Theatre Review: ‘Cry Old Kingdom’ at the Humana Festival
[The 37th Humana Festival of New American Plays runs through April 7 at the Actors Theatre of Louisville.]
Synopsis: “Haiti, 1964. Beneath the watchful eyes of François ’Papa Doc‘ Duvalier’s government, revolution is brewing. Words of rebellion against his repressive regime flood the nation’s radio waves, even as the Tonton Macoutes death squads prowl the villages, killing or imprisoning anyone who speaks ill of the dictator. The people of Haiti face a stark choice: to join the fight or to flee.”
Edwin, a painter, is a kind of self-made zombie. Years ago he faked his own death and now works, appropriately, out of an underground studio. Or he tries to work, anyway. Since his bogus death his inspiration has suffered a real death. Worse yet his wife Judith is witnessing the slow death of her own former vivacity and love of dancing at Carnival, killed by the need to work in an open market all day to sustain her and Edwin.
When Edwin stumbles across Henri Marx, “a scarred but beautiful young man” (to quote the program notes) gathering wood to build the boat he hopes will take him to America, he’s fascinated by the young man’s lust for life. Edwin offers a bargain: Henri can build his boat safely in Edwin’s studio if Edwin can paint him. As the two men get to know each other, Edwin finds his inspiration returning, but the estrangement from Judith increasing. When Judith announces her intention to join the rebels, Edwin faces difficult choices—with tragic results.
“Cry Old Kingdom” is profound on so many levels that it’s hard to articulate them. From a purely polemic perspective, it’s a dramatic illustration of the way political repression undermines and corrupts human relationships.

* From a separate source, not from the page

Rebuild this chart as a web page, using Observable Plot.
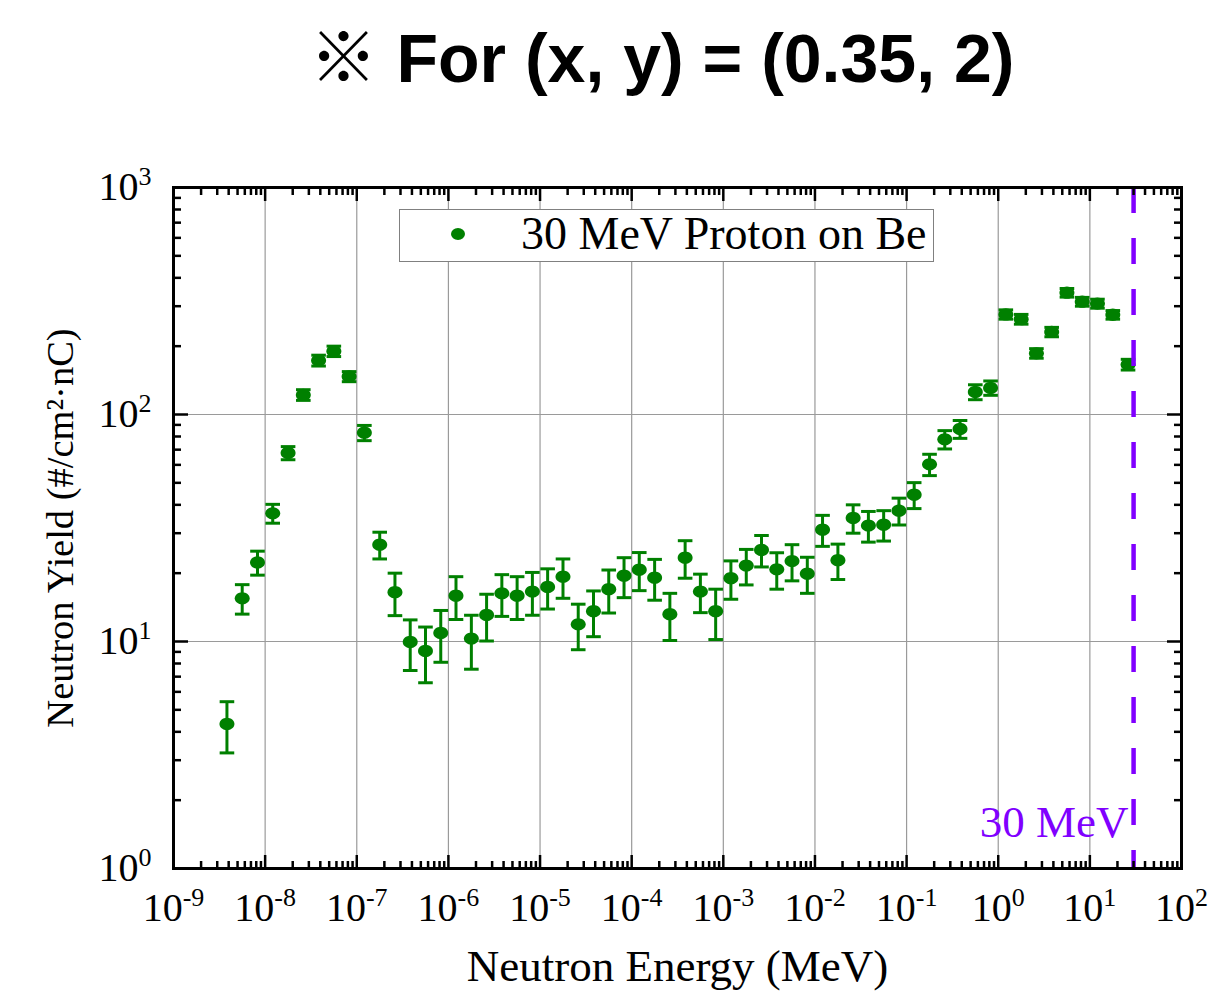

It’s also a forceful illustration of both the futility of attempting to remain apart from life and the cost of doing so. Edwin’s self-inflicted burial doesn’t insulate him from having to make choices because, as Henri Marx observes, “Being alive is having to choose.”

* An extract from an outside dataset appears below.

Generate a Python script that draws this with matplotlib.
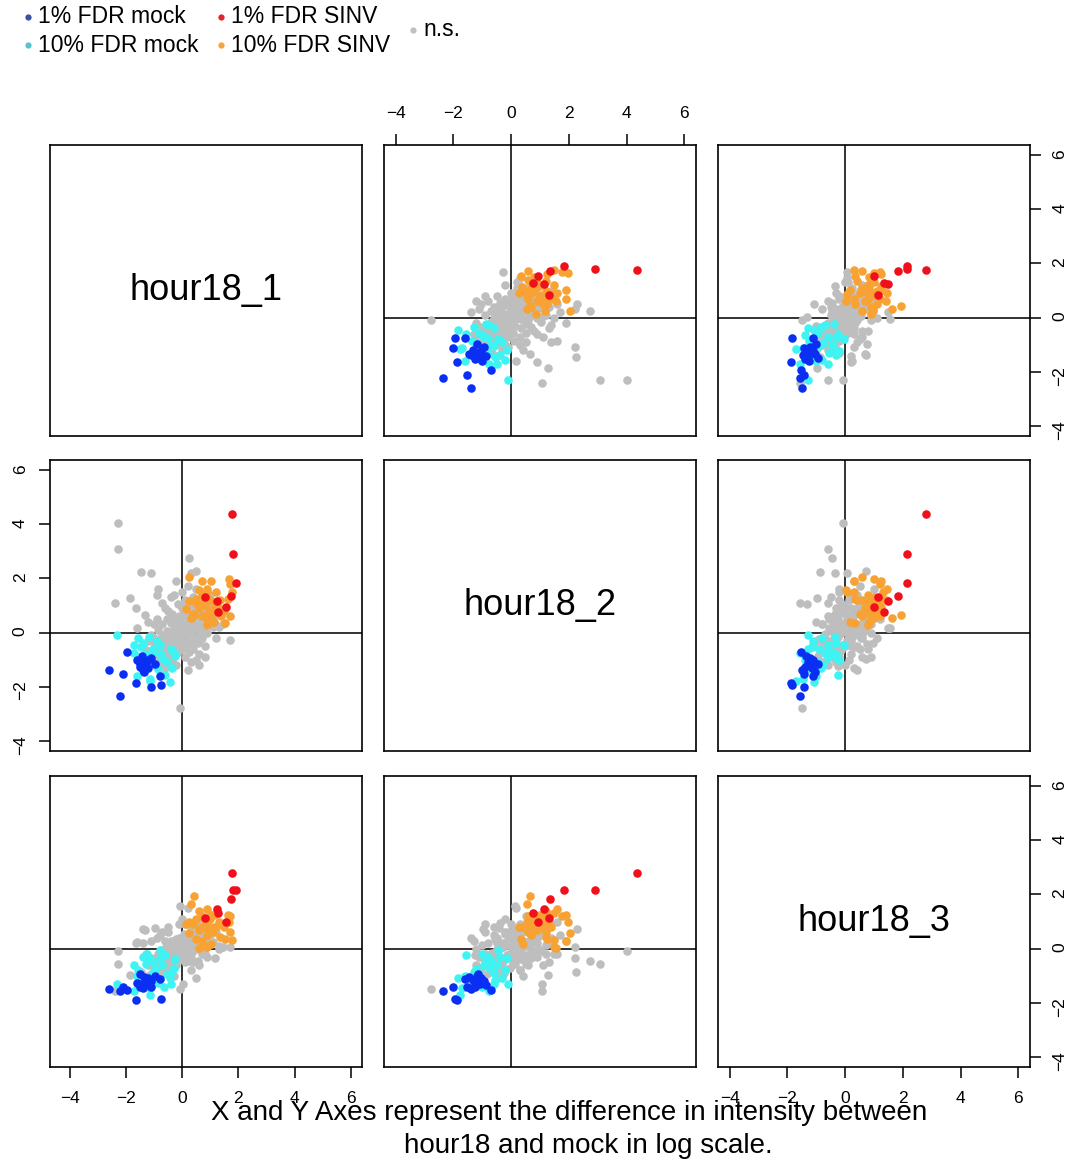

Andy Lucien brings the repressed Edwin to vivid life. He’s nicely matched by Jonathan Majors as Henri, still optimistic despite horrific persecution from the regime. Natalie Paul’s Judith is a masterpiece of body language, forcefully illustrating the gradual revival of her character’s spirit as the revolution seems to bring her hope—however briefly. The Haitian accents of the cast are (at times) a bit too heavy, though. When actors were facing away from me, I often lost lines—a pity with a script this literate.
Scenic designer Daniel Zimmerman smartly conjures up the beach, Edwin’s studio, and Edwin and Judith’s home with only a few set pieces and some piles of sand. The lights, sound, Tom Dugdale’s direction, and the fine work of the actors do the rest.
“Cry Old Kingdom” was one of the best things I saw at Humana this year. Its illustration of the horrors faced by so much of the world on a regular basis is so vivid, though, that it makes the angst of some of the characters in the other four plays I saw feel trivial by comparison. Not being able to find yourself, for example, looks like pretty small beer compared to not being able to prevent the Tonton Macoutes from finding you. That’s an invidious comparison, perhaps, but it’s hard to avoid those thoughts when you see five plays in three days.